Start

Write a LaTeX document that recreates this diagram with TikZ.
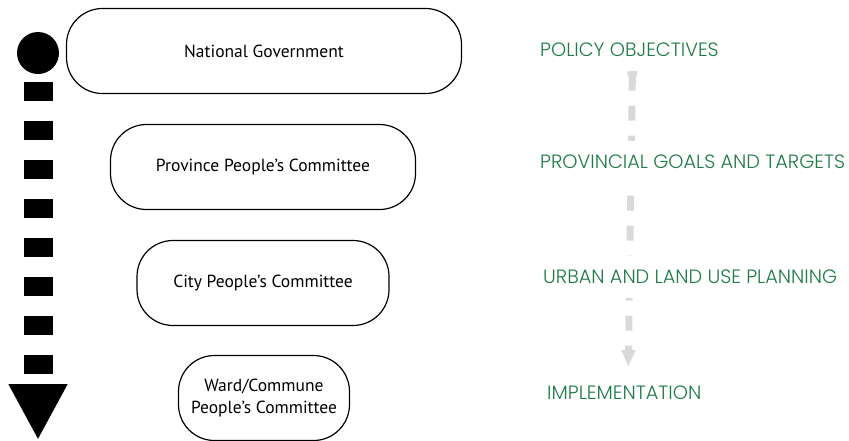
\documentclass[tikz,border=0pt]{standalone}
\usepackage{fontspec}
\setmainfont{PT Sans}
\newfontfamily\capsfont{Poppins Light}
\usepackage{xcolor}
\usetikzlibrary{arrows.meta, positioning, backgrounds}

\definecolor{stagegreen}{HTML}{1E7B47}
\definecolor{flowgray}{HTML}{D9D9D9}

\begin{document}
\begin{tikzpicture}[x=1pt, y=-1pt, font=\fontsize{17.5}{22}\selectfont]
	\tikzstyle{level} = [draw=black, line width=1.2pt, rectangle, rounded corners=36pt, align=center, minimum height=85pt]
	\tikzstyle{stage} = [text=stagegreen, anchor=west, font=\capsfont\fontsize{19.3}{21}\selectfont, fill=white, inner xsep=0pt, inner ysep=14pt]
	\useasboundingbox (0, 0) rectangle (849, 440);
	
	\node[level, minimum width=395pt]	at (264, 51)	(nat)	{National Government};
	\node[level, minimum width=305pt]	at (263, 167)	(prov)	{Province People's Committee};
	\node[level, minimum width=252pt]	at (263, 283)	(city)	{City People's Committee};
	\node[level, minimum width=171pt]	at (264, 398)	(ward)	{Ward/Commune\\People's Committee};
	
	\node[stage]	at (540, 50)	(policy)	{POLICY OBJECTIVES};
	\node[stage]	at (540, 162)	(goals)	{PROVINCIAL GOALS AND TARGETS};
	\node[stage]	at (543, 277)	(urban)	{URBAN AND LAND USE PLANNING};
	\node[stage]	at (547, 393)	(impl)	{IMPLEMENTATION};
	
	% top-down arrow
	\node[circle, fill=black, minimum size=42pt, inner sep=0pt]	at (38, 53)	(top)	{};
	\coordinate (bottom) at (38, 440);
	\path[draw][line width=29pt, dash pattern=on 19pt off 20pt, dash phase=31pt, -{Triangle[length=56pt, width=55pt]}]
	(top.south) -- (bottom);
	
	\begin{scope}[on background layer]
	\path[draw][flowgray, line width=7pt, dash pattern=on 15pt off 15pt, {Circle[length=10pt]}-{Triangle[length=17pt, width=13pt]}]
	([xshift=3pt, yshift=3pt]policy.south) -- ([xshift=4pt, yshift=5pt]impl.north);
	\end{scope}
	
\end{tikzpicture}
\end{document}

End

Problem statement —
Working from the material above, transcribe it exactly while omitting pictures.

Correct output —
Write a LaTeX document that recreates this diagram with TikZ.
\documentclass[tikz,border=0pt]{standalone}
\usepackage{fontspec}
\setmainfont{PT Sans}
\newfontfamily\capsfont{Poppins Light}
\usepackage{xcolor}
\usetikzlibrary{arrows.meta, positioning, backgrounds}

\definecolor{stagegreen}{HTML}{1E7B47}
\definecolor{flowgray}{HTML}{D9D9D9}

\begin{document}
\begin{tikzpicture}[x=1pt, y=-1pt, font=\fontsize{17.5}{22}\selectfont]
	\tikzstyle{level} = [draw=black, line width=1.2pt, rectangle, rounded corners=36pt, align=center, minimum height=85pt]
	\tikzstyle{stage} = [text=stagegreen, anchor=west, font=\capsfont\fontsize{19.3}{21}\selectfont, fill=white, inner xsep=0pt, inner ysep=14pt]
	\useasboundingbox (0, 0) rectangle (849, 440);
	
	\node[level, minimum width=395pt]	at (264, 51)	(nat)	{National Government};
	\node[level, minimum width=305pt]	at (263, 167)	(prov)	{Province People's Committee};
	\node[level, minimum width=252pt]	at (263, 283)	(city)	{City People's Committee};
	\node[level, minimum width=171pt]	at (264, 398)	(ward)	{Ward/Commune\\People's Committee};
	
	\node[stage]	at (540, 50)	(policy)	{POLICY OBJECTIVES};
	\node[stage]	at (540, 162)	(goals)	{PROVINCIAL GOALS AND TARGETS};
	\node[stage]	at (543, 277)	(urban)	{URBAN AND LAND USE PLANNING};
	\node[stage]	at (547, 393)	(impl)	{IMPLEMENTATION};
	
	% top-down arrow
	\node[circle, fill=black, minimum size=42pt, inner sep=0pt]	at (38, 53)	(top)	{};
	\coordinate (bottom) at (38, 440);
	\path[draw][line width=29pt, dash pattern=on 19pt off 20pt, dash phase=31pt, -{Triangle[length=56pt, width=55pt]}]
	(top.south) -- (bottom);
	
	\begin{scope}[on background layer]
	\path[draw][flowgray, line width=7pt, dash pattern=on 15pt off 15pt, {Circle[length=10pt]}-{Triangle[length=17pt, width=13pt]}]
	([xshift=3pt, yshift=3pt]policy.south) -- ([xshift=4pt, yshift=5pt]impl.north);
	\end{scope}
	
\end{tikzpicture}
\end{document}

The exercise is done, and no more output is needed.